Compliance With Sharia Law At London Metropolitan University
Above: Minerva as a symbol of enlightened wisdom protects the believers of all religions (Daniel Chodowiecki, 1791)
A recent article on MailOnline reports that London Metropolitan University is considering banning the sale of alcohol on campus because it is thought that its Muslim population, which represents 20% of student numbers, think that drinking alcohol is immoral. This is yet another example of the actual application of sharia law in the United Kingdom.
Despite many actual examples of the implementation of Islamic law many sharia apologists refuse to acknowledge that it is actually being applied in Britain. Sharia of course is well known for its brutal punishments, yet many people do not realise that sharia is not a pick ‘n’ mix collection of laws but an integrated total system which is an alternative to our own legal system.

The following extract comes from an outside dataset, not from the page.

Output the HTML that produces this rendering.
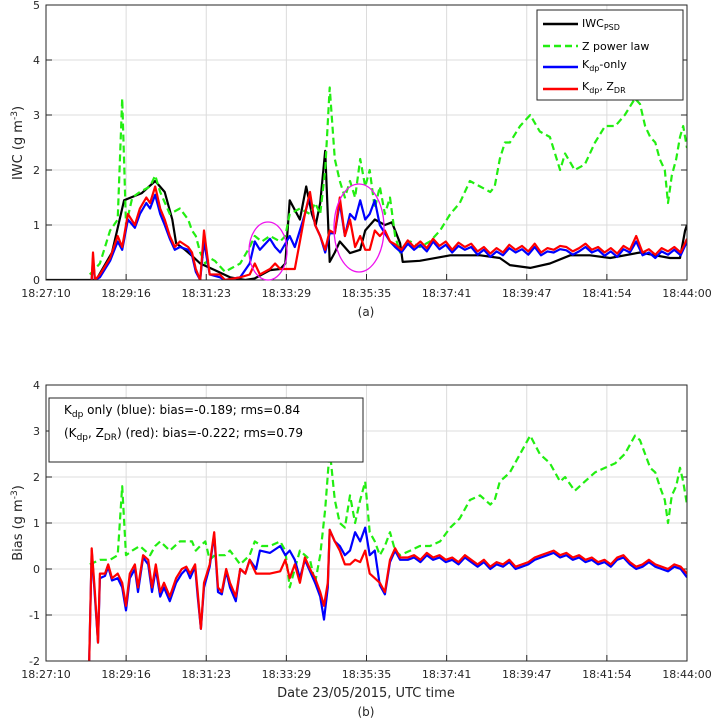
<!DOCTYPE html>
<html><head><meta charset="utf-8">
<style>
body{margin:0;background:#fff;}
svg{display:block;font-family:"DejaVu Sans","Liberation Sans",sans-serif;}
</style></head>
<body>
<svg id="chart" width="717" height="720" viewBox="0 0 717 720" xmlns="http://www.w3.org/2000/svg">
  <g id="topPanel"></g>
  <g id="botPanel"></g>
</svg>
<script>
// ---- data (times in seconds after 18:27:10) ----
const tickLabels = ["18:27:10","18:29:16","18:31:23","18:33:29","18:35:35","18:37:41","18:39:47","18:41:54","18:44:00"];
const topYTicks = [0,1,2,3,4,5];
const botYTicks = [-2,-1,0,1,2,3,4];
const tailTimes = [560,570,580,590,600,610,620,630,640,650,660,670,680,690,700,710,720,730,740,750,760,770,780,790,800,810,820,830,840,850,860,870,880,890,900,910,920,930,940,950,960,970,980,990,1000,1010];

const blackT = [0,79,104,123,151,172,187,199,205,219,232,243,266,290,314,329,353,369,377,384,400,410,419,425,432,440,447,455,463,479,495,503,518,534,545,558,562,589,637,684,715,731,763,794,826,857,889,936,983,999,1007,1010];
const blackV = [0,0,0.5,1.45,1.58,1.8,1.6,1.1,0.67,0.55,0.42,0.3,0.18,0.05,0,0.03,0.18,0.2,0.3,1.45,1.1,1.7,1.2,1.0,1.4,2.35,0.33,0.5,0.7,0.49,0.55,0.9,1.1,1.0,1.05,0.67,0.33,0.35,0.45,0.45,0.4,0.27,0.22,0.3,0.45,0.45,0.4,0.5,0.4,0.4,0.9,1.0];

const headT = [72,74,77,85,101,113,120,129,140,148,158,164,172,180,187,195,203,211,224,230,236,243,249,258,274,282,306,321,329,337,353,361,369,384,392,400,408,416,424,432,440,447,455,463,471,479,487,495,503,510,518,526,534,542,550];
const redTopHead = [0,0.5,0,0.1,0.4,0.8,0.6,1.2,1.0,1.3,1.5,1.4,1.7,1.3,1.1,0.8,0.6,0.7,0.6,0.5,0.2,0,0.9,0.1,0.1,0,0.05,0.1,0.3,0.1,0.2,0.3,0.2,0.2,0.2,0.7,1.2,1.6,1.0,0.8,0.55,0.9,0.85,1.5,0.8,1.1,0.6,0.8,0.55,0.55,0.9,0.8,0.9,0.7,0.65];
const redTopTail = [.55,.72,.6,.7,.58,.75,.62,.7,.55,.68,.6,.66,.52,.6,.48,.58,.5,.64,.55,.62,.52,.66,.5,.58,.55,.62,.6,.52,.58,.66,.55,.6,.5,.58,.48,.62,.55,.8,.5,.56,.46,.58,.52,.6,.5,.75];
const blueTopHead = [0,0.4,0,0.05,0.35,0.7,0.55,1.1,0.95,1.2,1.4,1.3,1.55,1.2,1.0,0.75,0.55,0.6,0.55,0.45,0.15,0,0.7,0.1,0.05,0,0.05,0.3,0.7,0.55,0.75,0.6,0.5,0.8,0.6,0.9,1.2,1.55,1.0,0.8,0.5,0.85,0.85,1.4,0.8,1.2,1.1,1.45,1.1,1.2,1.45,1.0,0.85,0.7,0.6];
const blueTopTail = [.5,.66,.55,.64,.52,.7,.56,.64,.5,.62,.55,.6,.46,.55,.42,.52,.45,.58,.5,.56,.46,.6,.45,.52,.5,.56,.54,.46,.52,.6,.5,.55,.44,.52,.42,.56,.5,.7,.45,.5,.4,.52,.46,.55,.45,.7];

const greenT = [69,85,101,113,120,126,136,148,164,172,180,195,211,224,230,236,243,251,258,266,282,290,306,321,329,340,353,369,377,384,400,416,424,432,440,447,455,463,471,479,487,495,503,510,518,526,534,542,550,558,574,589,605,621,637,652,668,684,700,707,715,723,731,747,763,778,794,802,810,818,833,849,865,881,897,912,928,936,944,952,960,967,975,980,986,993,999,1004,1010];
const greenTopV = [0.1,0.3,0.9,1.1,3.3,1.0,1.5,1.6,1.7,1.9,1.6,1.2,1.3,1.1,0.9,0.8,0.5,0.3,0.4,0.35,0.15,0.2,0.3,0.6,0.8,0.7,0.8,0.7,0.8,1.2,1.3,1.2,1.4,1.2,2.0,3.5,2.2,1.8,1.5,1.8,1.5,2.2,1.7,2.0,1.3,1.7,1.2,1.5,0.8,0.5,0.7,0.6,0.7,0.9,1.2,1.4,1.8,1.7,1.6,1.7,2.2,2.5,2.5,2.8,3.0,2.7,2.6,2.3,2.0,2.3,2.0,2.1,2.5,2.8,2.8,3.0,3.3,3.2,2.8,2.6,2.5,2.2,2.0,1.4,1.9,2.2,2.6,2.8,2.4];
const greenBotV = [0.1,0.2,0.2,0.3,1.8,0.3,0.4,0.5,0.3,0.5,0.6,0.4,0.6,0.6,0.6,0.4,0.5,0.6,0.2,0.3,0.3,0.4,0.1,0.3,0.6,0.5,0.5,0.6,0.4,-0.4,0.4,0.2,-0.3,0.3,1.3,2.6,1.5,1.0,0.9,1.6,1.0,1.5,1.9,0.8,0.6,0.3,0.5,0.8,0.4,0.3,0.4,0.5,0.5,0.6,0.9,1.1,1.5,1.6,1.4,1.5,1.9,2.0,2.1,2.5,2.9,2.5,2.3,2.1,1.9,2.0,1.7,1.9,2.1,2.2,2.3,2.5,2.9,2.8,2.5,2.2,2.1,1.8,1.5,1.0,1.6,1.8,2.2,1.9,1.4];

const botHeadT = [68,72,77,82,85,93,98,104,113,120,126,132,140,145,153,161,167,173,180,186,195,205,214,221,227,235,239,244,249,258,265,271,277,284,290,299,306,314,321,331,337,353,369,377,384,392,400,408,416,424,432,438,444,447,455,463,471,479,487,495,503,510,518,526,534,542,550,558];
const redBotHead = [-2,0.45,-0.5,-1.6,-0.1,-0.1,0.1,-0.2,-0.1,-0.3,-0.8,-0.1,0.1,-0.4,0.3,0.2,-0.4,0.1,-0.5,-0.3,-0.6,-0.2,0.0,0.05,-0.1,0.1,-0.5,-1.3,-0.3,0.1,0.8,-0.4,-0.5,0.0,-0.3,-0.6,0.0,-0.1,0.2,-0.1,-0.1,-0.1,-0.05,0.2,-0.2,0.1,-0.3,0.25,0.0,-0.2,-0.5,-0.8,-0.3,0.85,0.6,0.4,0.1,0.1,0.2,0.15,0.4,-0.1,-0.2,-0.3,-0.5,0.2,0.45,0.25];
const blueBotHead = [-2,0.4,-0.6,-1.6,-0.2,-0.15,0.05,-0.25,-0.2,-0.4,-0.9,-0.2,0.0,-0.5,0.25,0.1,-0.5,0.0,-0.6,-0.4,-0.7,-0.3,-0.1,0.0,-0.2,0.05,-0.6,-1.3,-0.4,0.05,0.75,-0.5,-0.55,-0.05,-0.4,-0.7,0.0,-0.1,0.2,0.0,0.4,0.35,0.5,0.3,0.4,0.2,-0.2,0.2,-0.05,-0.3,-0.6,-1.1,-0.4,0.85,0.6,0.5,0.3,0.4,0.8,0.6,0.9,0.3,0.4,-0.35,-0.55,0.15,0.4,0.2];
const redBotTail = [0.25,0.3,0.2,0.35,0.25,0.3,0.2,0.25,0.15,0.3,0.2,0.1,0.2,0.05,0.15,0.1,0.2,0.05,0.1,0.15,0.25,0.3,0.35,0.4,0.3,0.35,0.25,0.3,0.2,0.25,0.15,0.2,0.1,0.25,0.3,0.15,0.05,0.1,0.2,0.1,0.05,0.0,0.1,0.05,-0.1];
const blueBotTail = [0.2,0.25,0.15,0.3,0.2,0.25,0.15,0.2,0.1,0.25,0.15,0.05,0.15,0.0,0.1,0.05,0.15,0.0,0.05,0.1,0.2,0.25,0.3,0.35,0.25,0.3,0.2,0.25,0.15,0.2,0.1,0.15,0.05,0.2,0.25,0.1,0.0,0.05,0.15,0.05,0.0,-0.05,0.05,0.0,-0.18];

const topSeries = {
  black: [blackT, blackV],
  green: [greenT, greenTopV],
  blue: [headT.concat(tailTimes), blueTopHead.concat(blueTopTail)],
  red: [headT.concat(tailTimes), redTopHead.concat(redTopTail)]
};
const botSeries = {
  green: [greenT, greenBotV],
  blue: [botHeadT.concat(tailTimes.slice(1)), blueBotHead.concat(blueBotTail)],
  red: [botHeadT.concat(tailTimes.slice(1)), redBotHead.concat(redBotTail)]
};

// ---- drawing ----
const NS = "http://www.w3.org/2000/svg";
const X0 = 46, X1 = 687, TMAX = 1010;
function xs(t){ return X0 + (X1 - X0) * t / TMAX; }
function mk(tag, attrs, parent){
  const e = document.createElementNS(NS, tag);
  for (const k in attrs) e.setAttribute(k, attrs[k]);
  parent.appendChild(e); return e;
}
function panel(g, top, bottom, ymin, ymax, yTicks, series, id){
  const ys = v => bottom - (bottom - top) * (v - ymin) / (ymax - ymin);
  const bg = mk("rect", {x:X0, y:top, width:X1-X0, height:bottom-top, fill:"#fff"}, g);
  
  
  for (let i = 0; i < tickLabels.length; i++){
    const x = X0 + (X1 - X0) * i / (tickLabels.length - 1);
    const gl = mk("line", {x1:x, x2:x, y1:top, y2:bottom, stroke:"#dcdcdc", "stroke-width":1}, g);
    
    
    const tk = mk("line", {x1:x, x2:x, y1:bottom, y2:bottom-6, stroke:"#262626", "stroke-width":1}, g);
    
    
    const tl = mk("text", {x:x, y:bottom+17, "text-anchor":"middle", "font-size":"11", fill:"#262626"}, g);
    tl.textContent = tickLabels[i];
    
    
  }
  for (const v of yTicks){
    const y = ys(v);
    const gl = mk("line", {x1:X0, x2:X1, y1:y, y2:y, stroke:"#dcdcdc", "stroke-width":1}, g);
    
    
    const tk = mk("line", {x1:X0, x2:X0+6, y1:y, y2:y, stroke:"#262626"}, g);
    
    
    const tk2 = mk("line", {x1:X1, x2:X1-6, y1:y, y2:y, stroke:"#262626"}, g);
    
    
    const tl = mk("text", {x:X0-6, y:y+4, "text-anchor":"end", "font-size":"11", fill:"#262626"}, g);
    tl.textContent = String(v);
    
    
  }
  const clipId = id + "-clip";
  const defs = mk("defs", {}, g);
  const cp = mk("clipPath", {id:clipId}, defs);
  mk("rect", {x:X0, y:top, width:X1-X0, height:bottom-top}, cp);
  const styles = {
    black:{stroke:"#000", dash:null},
    green:{stroke:"#22ee11", dash:"7 4"},
    blue:{stroke:"#0000ff", dash:null},
    red:{stroke:"#ff0000", dash:null}
  };
  for (const k in series){
    const [T, V] = series[k];
    let d = "";
    for (let i = 0; i < T.length; i++) d += (i ? "L" : "M") + xs(T[i]).toFixed(1) + "," + ys(V[i]).toFixed(1);
    const a = {d:d, fill:"none", stroke:styles[k].stroke, "stroke-width":2.2, "stroke-linejoin":"round", "clip-path":"url(#"+clipId+")"};
    if (styles[k].dash) a["stroke-dasharray"] = styles[k].dash;
    const p = mk("path", a, g);
    
    
  }
  const fr = mk("rect", {x:X0, y:top, width:X1-X0, height:bottom-top, fill:"none", stroke:"#262626", "stroke-width":1}, g);
  
  
  return ys;
}
const gTop = document.getElementById("topPanel");
const gBot = document.getElementById("botPanel");
panel(gTop, 5, 280, 0, 5, topYTicks, topSeries, "top");
panel(gBot, 385, 661, -2, 4, botYTicks, botSeries, "bottom");
</script>
<svg width="717" height="720" style="position:absolute;left:0;top:0;font-family:'DejaVu Sans','Liberation Sans',sans-serif" xmlns="http://www.w3.org/2000/svg">
  <ellipse cx="268" cy="251" rx="19" ry="29" fill="none" stroke="#ee11ee" stroke-width="1.3"/>
  <ellipse cx="359" cy="228" rx="25" ry="44" fill="none" stroke="#ee11ee" stroke-width="1.3"/>
  <g>
    <rect x="537" y="10" width="146" height="90" fill="#fff" stroke="#262626" stroke-width="1"/>
    <g>
      <line x1="543" y1="24" x2="578" y2="24" stroke="#000" stroke-width="2.5"/>
      <text x="582" y="27" font-size="11" fill="#000">IWC<tspan font-size="8" dy="3">PSD</tspan></text>
    </g>
    <g>
      <line x1="543" y1="46" x2="578" y2="46" stroke="#22ee11" stroke-width="2.5" stroke-dasharray="7 4"/>
      <text x="582" y="50" font-size="11" fill="#000">Z power law</text>
    </g>
    <g>
      <line x1="543" y1="67" x2="578" y2="67" stroke="#0000ff" stroke-width="2.5"/>
      <text x="582" y="68" font-size="11" fill="#000">K<tspan font-size="8" dy="3">dp</tspan><tspan dy="-3">-only</tspan></text>
    </g>
    <g>
      <line x1="543" y1="89" x2="578" y2="89" stroke="#ff0000" stroke-width="2.5"/>
      <text x="582" y="90" font-size="11" fill="#000">K<tspan font-size="8" dy="3">dp</tspan><tspan dy="-3">, Z</tspan><tspan font-size="8" dy="3">DR</tspan></text>
    </g>
  </g>
  <g>
    <rect x="49" y="398" width="314" height="64" fill="#fff" stroke="#262626" stroke-width="1"/>
    <text x="64" y="414" font-size="12" fill="#000">K<tspan font-size="9" dy="3">dp</tspan><tspan dy="-3"> only (blue): bias=-0.189; rms=0.84</tspan></text>
    <text x="64" y="437" font-size="12" fill="#000">(K<tspan font-size="9" dy="3">dp</tspan><tspan dy="-3">, Z</tspan><tspan font-size="9" dy="3">DR</tspan><tspan dy="-3">) (red): bias=-0.222; rms=0.79</tspan></text>
  </g>
  <text transform="translate(22,143) rotate(-90)" text-anchor="middle" font-size="13" fill="#262626">IWC (g m<tspan font-size="9" dy="-5">-3</tspan><tspan dy="5">)</tspan></text>
  <text transform="translate(22,523) rotate(-90)" text-anchor="middle" font-size="13" fill="#262626">Bias  (g m<tspan font-size="9" dy="-5">-3</tspan><tspan dy="5">)</tspan></text>
  <text x="366" y="316" text-anchor="middle" font-size="12" fill="#262626">(a)</text>
  <text x="366" y="697" text-anchor="middle" font-size="13" fill="#262626">Date 23/05/2015, UTC time</text>
  <text x="366" y="716" text-anchor="middle" font-size="12" fill="#262626">(b)</text>
</svg>
</body></html>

Of course there is no honesty with regard to the step by step implementation of this alternative legal system, instead of calling it the implementation of sharia law it is referred to as a ‘sensitivity’ measure. Of course it is not being very sensitive to the remaining 80% of the student population, but it seems that their opinions do not matter. Many pro-sharia activists claim that sharia just applies to Muslims only, but in this case the reality is clear for all to see – the entire population of London University is effectively subject to sharia.
What will happen if the 20% that apparently define the rules at London University become offended with the presence of Bibles, or the ringing of church bells, or the presence of practicing homosexuals or unveiled women on campus? To even consider this position on alcohol London Metropolitan University is demonstrating a trend towards theological tyranny.
The reality of the situation is that the university is either responding to prejudice against Western cultural norms or is unilaterally trying to socially engineer those norms out of existence. It is unclear whether this prejudice comes from the Muslims students themselves or from non-Muslim ‘progressive’ university administrators. In all likelihood it is the latter and it would be very gratifying to see the Muslim population of the university standing shoulder to shoulder with the 80% to demonstrate that Islam does not want to impose its morals on non-Muslims.
How with the theological regime that appears to preside over the administration of the university affect the student intake in the future? Will the university effectively end up as an Islamic ghetto where non-Muslims do not feel comfortable? Will it encourage the emergence of a sharia police force on campus that will extend the anti-alcohol regime to ensure that people merely in possession of alcohol are harassed and vilified?
If some students choose to create a version of the seventeenth century religious sect ‘The Ranters’ will their freedom of religion be respected or will the university find itself in violation of Article 9 of the European Convention on Human Rights? You never know, a European Court of Human Rights ruling might mean that Ranter ‘places of worship’ would have to be reopened and expanded.
If alcohol prohibition is just applied to defined areas of the campus, then another danger emerges – the creation of religious ghettos within the campus itself. University Vice Chancellor Professor Malcolm Gillies seems to think that imposing what is effectively sharia law on campus and creating the possibility for the emergence of ghettos is a way to create a liberal environment. A genuine liberal environment requires tolerance, and if someone is obliged to bow to another person’s religious views then it is not a liberal environment. A liberal environment is one in which even a person whose religion forbids alcohol tolerates other people drinking alcohol in their midst. Indeed, a great many Muslims would probably be horrified that Professor Gilles appears to be suggesting the opposite. Perhaps a large number of Muslims will ask him to mind his own business.
There are massive social implications regarding the ideas put forward by Professor Gilles because similar proposals could conceivably be made for society as a whole. His argument is that because of an increased number of Muslims at the university then it is the university’s duty to change the rules in order to accommodate their religious views. This is a very dangerous position to take and has massive implications if applied to society in general which also has an increasing Islamic population. Will we find that the laws of the land are similarly changed when the Islamic population reaches 20%. Is this what the Archbishop of Canterbury meant when he made his infamous comments regarding the inevitability of adopting certain aspects of sharia in Britain? Is the real reason for the Government’s current campaign against drinking less to do with health concerns and more to do with making our society sharia compliant?